Inglourious Basterds is very much an adult film. It has all the graphic and poignant violence Tarantino’s films are known for. He doesn’t stray away from showing you the grisly details when you need to see them. And it’s very much a film for the educated. The more you have a general knowledge of Germany, and much of Europe pre and during World War II, the more you’re going to enjoy this film. But you don’t need to have a degree in 20th century European History to understand what’s going on. You just need to know A, the war happened, B, a lot of Jews were being killed, and C, Hitler was a very, very bad man.

Inglourious Basterds revolves around a fictitious plot to kill Hitler and end World War II. The title characters, the “Basterds” are a rag tag group of American Jews captained by Lt. Aldo Raine (Brad Pitt), himself is not a Jew, who are dropped into occupied France in 1940 to cause a ruckus, commit psychological warfare, and “kill some nazis.” And they are very good at what they do. However, the Basterd’s aren’t the only Jew’s gunning for Hitler.

The film itself is split into five chapters. In the first chapter we meet, in a round about way, the other Jew gunning for Hitler, Shosanna Dreyfus (Mélanie Laurent), and witness the event that will change her life forever, ultimately giving her reason to take it upon herself to seize the opportunity to strike down the Third Reich in one fell swoop.

The first chapter also introduces us to Col. Hans Landa (Christoph Waltz), a German SS Colonel nicknamed “The Jew Hunter,” and the main villain in the film. Tarantino always makes his key villains EXTREMELY interesting, and Landa is no different. In my opinion, he is very much the most interesting character in the film, and I thought Waltz hit it out of the park. I’d go on record saying that without Landa’s performance, this movie would have fallen flat.

I don’t want to give away too much of the story because I think watching it play out is half the fun of this film. You have a general idea of what’s going to happen in each chapter, but you never really feel like you know what’s going to happen with each beat of the film. Tarantino let’s each chapter play out at it’s own pace, sometimes at a gruelingly slow speed, paying no attention to the “in late, out early” adage preached and mimicked by so many writers (including yours truly) and directors today. Then again, Tarantino has never adhered to this method, so it wasn’t much of a surprise to me. However, I did hear a few people I was sitting around asks when scenes were going to get to the point.

And if there is one “flaw” with this movie, is that it’s a bit too long.
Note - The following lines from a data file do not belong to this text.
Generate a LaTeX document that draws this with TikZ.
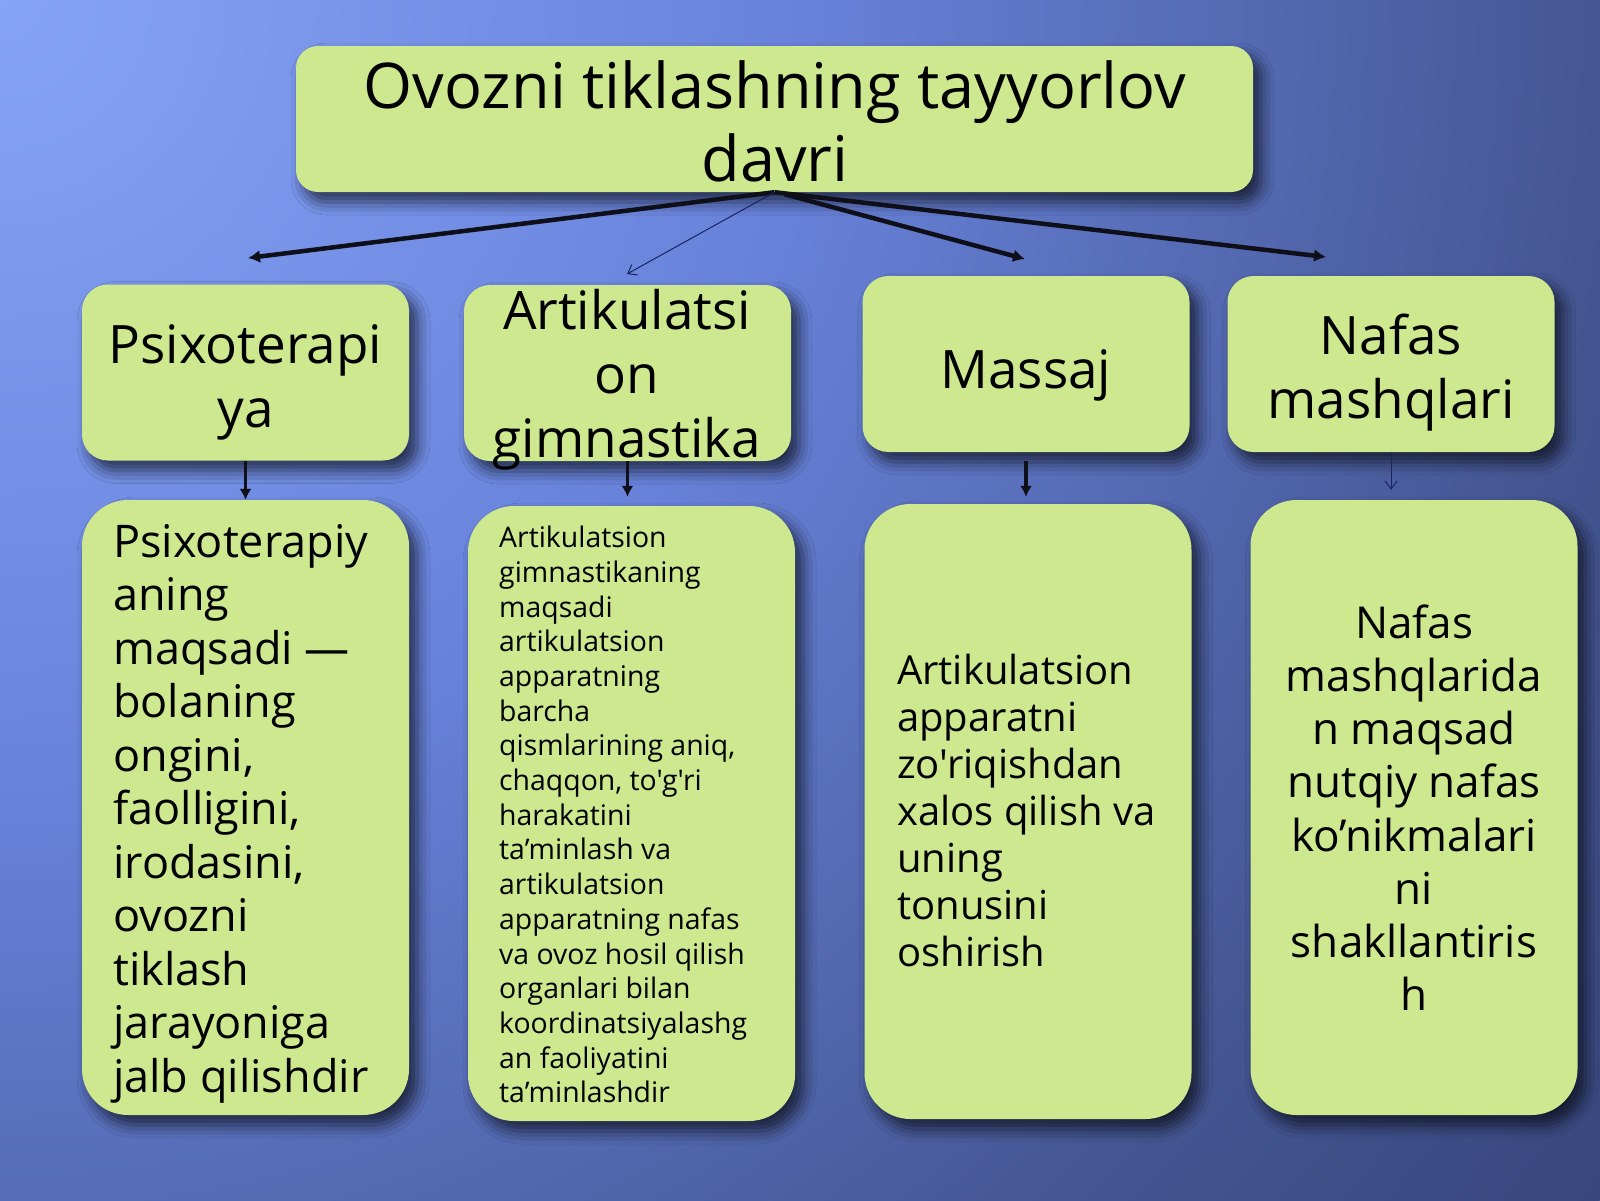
\documentclass[tikz,border=0pt]{standalone}
\usepackage{fontspec}
\newfontfamily\osf{Open Sans}
\usetikzlibrary{arrows.meta,shadows.blur}
\definecolor{boxfill}{RGB}{205,232,143}
\definecolor{bgA}{RGB}{134,164,247}
\definecolor{bgB}{RGB}{104,130,218}
\definecolor{bgC}{RGB}{68,86,146}
\definecolor{bgD}{RGB}{55,70,124}
\definecolor{arrdark}{RGB}{15,15,25}
\definecolor{arrthin}{RGB}{25,35,95}
\pgfdeclareradialshading{bgshade}{\pgfpoint{0bp}{0bp}}{color(0bp)=(bgA); color(10bp)=(bgB); color(20bp)=(bgC); color(25bp)=(bgD); color(50bp)=(bgD)}
\newcommand\tstrut{\rule{0pt}{1em}}
\begin{document}
\begin{tikzpicture}[x=1pt,y=-1pt,
  box/.style={rectangle, fill=boxfill, draw=none, inner sep=0pt,
    blur shadow={shadow xshift=8pt, shadow yshift=-10pt, shadow blur radius=13pt, shadow opacity=65}},
  topbox/.style={box, rounded corners=22pt},
  midbox/.style={box, rounded corners=26pt, minimum width=327pt, minimum height=176pt},
  lowbox/.style={box, rounded corners=46pt, minimum width=327pt, minimum height=615pt},
  txt/.style={inner sep=0pt, text=black},
  thickarr/.style={draw=arrdark, line width=4.5pt, -{Latex[length=12pt,width=13pt]}},
  thinarr/.style={draw=arrthin, line width=1pt, -{Straight Barb[length=8pt,width=12pt]}},
  downarr/.style={draw=arrdark, line width=3.5pt, -{Latex[length=11pt,width=12pt]}},
  thindown/.style={draw=arrthin, line width=1pt, -{Straight Barb[length=8pt,width=12pt]}}
]
\useasboundingbox (0,0) rectangle (1600,1200);
\begin{scope}
\clip (0,0) rectangle (1600,1200);
\shade[shading=bgshade] (0,0) circle (2000);
\end{scope}

% boxes
\node[topbox, minimum width=957pt, minimum height=146pt] (t) at (774.5,119) {};
\node[midbox] (a1) at (245.5,372.5) {};
\node[midbox] (a2) at (627.5,373) {};
\node[midbox] (a3) at (1026,364) {};
\node[midbox] (a4) at (1391,364) {};
\node[lowbox] (b1) at (245.5,807.5) {};
\node[lowbox] (b2) at (631.5,813.5) {};
\node[lowbox] (b3) at (1028,811.5) {};
\node[lowbox] (b4) at (1414,807.5) {};

% arrow ends
\coordinate (e1) at (248,258);
\coordinate (e2) at (627,274);
\coordinate (e3) at (1025,259);
\coordinate (e4) at (1326,257);
\coordinate (s3) at ([xshift=10pt,yshift=-2pt]t.south);

\draw[thickarr] (t.south) -- (e1);
\draw[thinarr] (t.south) -- (e2);
\draw[thickarr] (s3) -- (e3);
\draw[thickarr] (t.south) -- (e4);

\draw[downarr] (a1.south) -- (a1.south |- b1.north);
\draw[downarr] (a2.south) -- ([yshift=9pt]a2.south |- b2.north);
\draw[downarr] ([yshift=-9pt]a3.south) -- ([yshift=7pt]a3.south |- b3.north);
\draw[thindown] (a4.south) -- ([yshift=10pt]a4.south |- b4.north);

% texts
\node[txt, anchor=north, align=center, font=\osf\fontsize{63}{73}\selectfont] (tt) at (775,45)
  {\tstrut Ovozni tiklashning tayyorlov\\davri};
\node[txt, anchor=north, align=center, font=\osf\fontsize{53}{64}\selectfont] (ta1) at (245.5,310)
  {\tstrut Psixoterapi\\ya};
\node[txt, anchor=north, align=center, font=\osf\fontsize{53}{64}\selectfont] (ta2) at (627,276)
  {\tstrut Artikulatsi\\on\\gimnastika};
\node[txt, anchor=north, align=center, font=\osf\fontsize{53}{64}\selectfont] (ta3) at (1026,335)
  {\tstrut Massaj};
\node[txt, anchor=north, align=center, font=\osf\fontsize{53}{64}\selectfont] (ta4) at (1391,301)
  {\tstrut Nafas\\mashqlari};

\node[txt, anchor=north west, align=left, font=\osf\fontsize{45}{53.5}\selectfont] (tb1) at (113,512)
  {\tstrut Psixoterapiy\\aning\\maqsadi —\\bolaning\\ongini,\\faolligini,\\irodasini,\\ovozni\\tiklash\\jarayoniga\\jalb qilishdir};
\node[txt, anchor=north west, align=left, font=\osf\fontsize{28.4}{34.7}\selectfont] (tb2) at (499,519)
  {\tstrut Artikulatsion\\gimnastikaning\\maqsadi\\artikulatsion\\apparatning\\barcha\\qismlarining aniq,\\chaqqon, to'g'ri\\harakatini\\ta’minlash va\\artikulatsion\\apparatning nafas\\va ovoz hosil qilish\\organlari bilan\\koordinatsiyalashg\\an faoliyatini\\ta’minlashdir};
\node[txt, anchor=north west, align=left, font=\osf\fontsize{40}{47}\selectfont] (tb3) at (897,644)
  {\tstrut Artikulatsion\\apparatni\\zo'riqishdan\\xalos qilish va\\uning\\tonusini\\oshirish};
\node[txt, anchor=north, align=center, font=\osf\fontsize{44}{53.2}\selectfont] (tb4) at (1414,594)
  {\tstrut Nafas\\mashqlarida\\n maqsad\\nutqiy nafas\\ko’nikmalari\\ni\\shakllantiris\\h};
\end{tikzpicture}
\end{document}
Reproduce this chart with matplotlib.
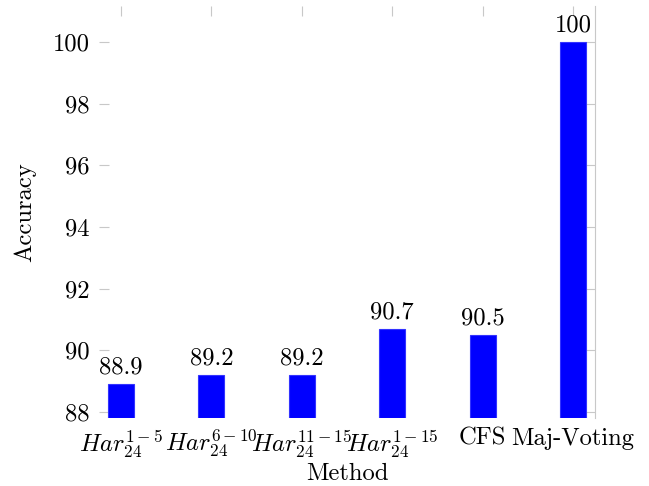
import matplotlib
matplotlib.use("Agg")
import matplotlib.pyplot as plt

methods = [r"$Har_{24}^{1-5}$", r"$Har_{24}^{6-10}$", r"$Har_{24}^{11-15}$",
           r"$Har_{24}^{1-15}$", "CFS", "Maj-Voting"]
accuracy = [88.9, 89.2, 89.2, 90.7, 90.5, 100]
value_labels = ["88.9", "89.2", "89.2", "90.7", "90.5", "100"]
yticks = [88, 90, 92, 94, 96, 98, 100]

plt.rcParams['font.family'] = ['cmr10', 'DejaVu Serif']
plt.rcParams['mathtext.fontset'] = 'cm'
plt.rcParams['axes.unicode_minus'] = False
plt.rcParams['axes.formatter.use_mathtext'] = True

FS = 17.7
fig = plt.figure(figsize=(6.49, 4.86), dpi=100)
ax = fig.add_axes([99/649, 68/486, (595-99)/649, (418-6)/486])

YMIN = 87.805
x = list(range(len(methods)))
bars = ax.bar(x, [v - YMIN for v in accuracy], width=0.288, bottom=YMIN,
              color='#0000ff', edgecolor='#3333ff', linewidth=0.8, zorder=2)
ax.set_ylim(YMIN, 101.168)
ax.set_xlim(-0.243, 5.243)
for b, lbl in zip(bars, value_labels):
    ax.annotate(lbl, (b.get_x() + b.get_width()/2, b.get_y() + b.get_height()),
                xytext=(0, 4), textcoords='offset points', ha='center', va='bottom',
                fontsize=FS)

ax.set_xticks(x)
ax.set_xticklabels(methods, fontsize=FS)
ax.set_yticks(yticks)
ax.set_yticklabels([str(v) for v in yticks], fontsize=FS)

gray = '#c8c8c8'
ax.tick_params(axis='x', direction='in', bottom=False, top=True, labelbottom=True,
               labeltop=False, length=7, width=0.8, color=gray, pad=7)
ax.tick_params(axis='y', direction='in', left=True, right=True, labelleft=True,
               length=7, width=0.8, color=gray, pad=6.5)
for s in ['left', 'top', 'bottom']:
    ax.spines[s].set_visible(False)
ax.spines['right'].set_color(gray)
ax.spines['right'].set_linewidth(0.8)

ax.set_xlabel("Method", fontsize=FS, labelpad=2)
ax.set_ylabel("Accuracy", fontsize=FS, labelpad=12)

fig.savefig("out.png", dpi=100)
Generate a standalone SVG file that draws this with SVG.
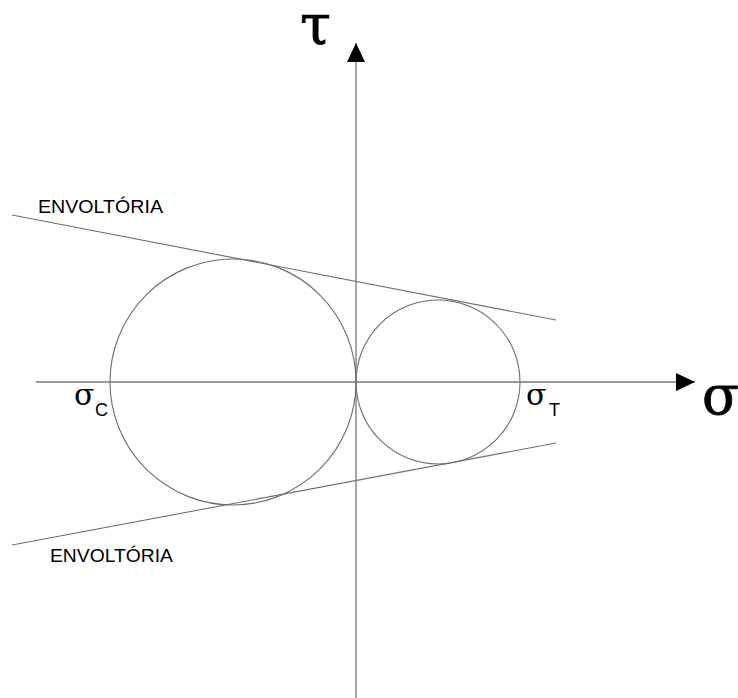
<svg xmlns="http://www.w3.org/2000/svg" width="738" height="698" viewBox="0 0 738 698">
<style>
.ax{stroke:#777;stroke-width:1.3;fill:none}
.ln{stroke:#6e6e6e;stroke-width:1.1;fill:none}
.circ{stroke:#6e6e6e;stroke-width:1.1;fill:none}
.gr{font-family:"DejaVu Serif","Liberation Serif",serif;fill:#000}
.big{stroke:#000;stroke-width:0.8}
.lbl{font-family:"Liberation Sans",Arial,sans-serif;fill:#000}
</style>
<defs>
<marker id="ah" markerWidth="20" markerHeight="18" refX="19" refY="9" orient="auto" markerUnits="userSpaceOnUse">
<path d="M0,0 L19,9 L0,18 Z" fill="#000"/>
</marker>
</defs>
<rect width="738" height="698" fill="#fff"/>
<g id="connectors">
<line class="ax" x1="36" y1="382" x2="695" y2="382" marker-end="url(#ah)"/>
<line class="ax" x1="356" y1="698" x2="356" y2="43" marker-end="url(#ah)"/>
<line class="ln" x1="12" y1="215" x2="556" y2="320"/>
<line class="ln" x1="12" y1="545" x2="556" y2="443"/>
</g>
<g id="circle-compression"><circle class="circ" cx="233" cy="382" r="123"/></g>
<g id="circle-tension"><circle class="circ" cx="438" cy="382" r="82"/></g>
<g id="label-tau"><text class="gr big" x="300" y="44" font-size="56">τ</text></g>
<g id="label-sigma"><text class="gr big" x="702" y="414" font-size="54">σ</text></g>
<g id="label-sigmaC"><text class="gr" x="74" y="405" font-size="30">σ</text><text class="lbl" x="95" y="416" font-size="18">C</text></g>
<g id="label-sigmaT"><text class="gr" x="526" y="405" font-size="30">σ</text><text class="lbl" x="549" y="416" font-size="18">T</text></g>
<g id="label-env-top"><text class="lbl" x="38" y="213" font-size="18" textLength="125" lengthAdjust="spacingAndGlyphs">ENVOLTÓRIA</text></g>
<g id="label-env-bottom"><text class="lbl" x="50" y="562" font-size="18" textLength="123" lengthAdjust="spacingAndGlyphs">ENVOLTÓRIA</text></g>
</svg>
While some chapters take forever to get going, others suck you in immediately. And it’s this unevenness that makes the film seem like it’s plodding on occasion. Movies don’t represent real reality. They represent a stylized and hyper efficient reality where everyone says what they’re supposed to, and events are impeccably and perfectly timed, falling just where they need to be to move things along at a swift pace. Real life moves around more like a jellyfish. It’s got a general direction, but more often than not it’s just along for the ride, going where the currents take it. That’s how a lot of the chapters in Inglorious Basterds play out. And it’s very much Tarantino forcing the audience to sit through something they will appreciate in the end.

Language plays an immensely important role in this film. Many twists and turns revolve around language, various characters ability to speak them, and the proper cultural fluency that goes along with them. It’s because language plays such an important role, and acts as several major plot points, that Tarantino paced the chapters the way he did. Events need to build up properly, and for them to work they can’t be rushed. As unfortunate as this is for the audience on some occasions, it’s a unique method that few other directors would be allowed to get away with. Tarantino makes you wait for the payoff, and in doing so reminds you that he’s allowing you to see the film he wanted to make. Almost as if worrying about an audience at all is a side effect of him choosing the medium of film to tell this story.

And it’s this control, this careful plotting, and pace, that is the wink, wink, nod, nod of Tarantino. Inglourious Basterds could have been filmed by any other director, or written by any other writer, and ended the same way, and probably done pretty well at the box office. But Tarantino knows that his audiences are going to see this film very much because he’s the one who’s making it. He knows the audience is very familiar with the Tarantino brand of storytelling, and trust what comes along with that. And in doing so, he uses that trust the audience has in him to educate them on a slightly different method of filming a scene, setting up a story, and delivering the payoff at the end.

Inglourious Basterds is both, in my opinion, the most mainstream Hollywood movie Tarantino’s done, and the least mainstream Hollywood movie he’s done. It’s polished, well produced, visually pleasing, well acted, and has a big budget feel to it. But at the same time it’s unusually paced, self indulgent, stylistically unique, and strangely structured. Tarantino delivers a film that is very much Tarantino, in a wrapper that is very much anyone else in Hollywood.

Is this going to win Best Picture? No. Is it the best movie Tarantino’s has made to date? I don’t think so. But, I enjoyed the hell out of this movie, and look forward to eventually buying it on Blu-Ray and watching it many, many more times.

Rating: 8.5 out of 10

Until next time, keep writing!

[Edit: While I don’t think this will get any nominations for Best Picture, I would not be surprised to see Christoph Waltz get Golden Globe or Oscar nominations.]

[Update: According to the Wikipedia article on the movie Avatar, a trailer was supposed to be shown before Inglourious Basterds. The Georgia Cinema Company theater that I was at showed no such trailer.]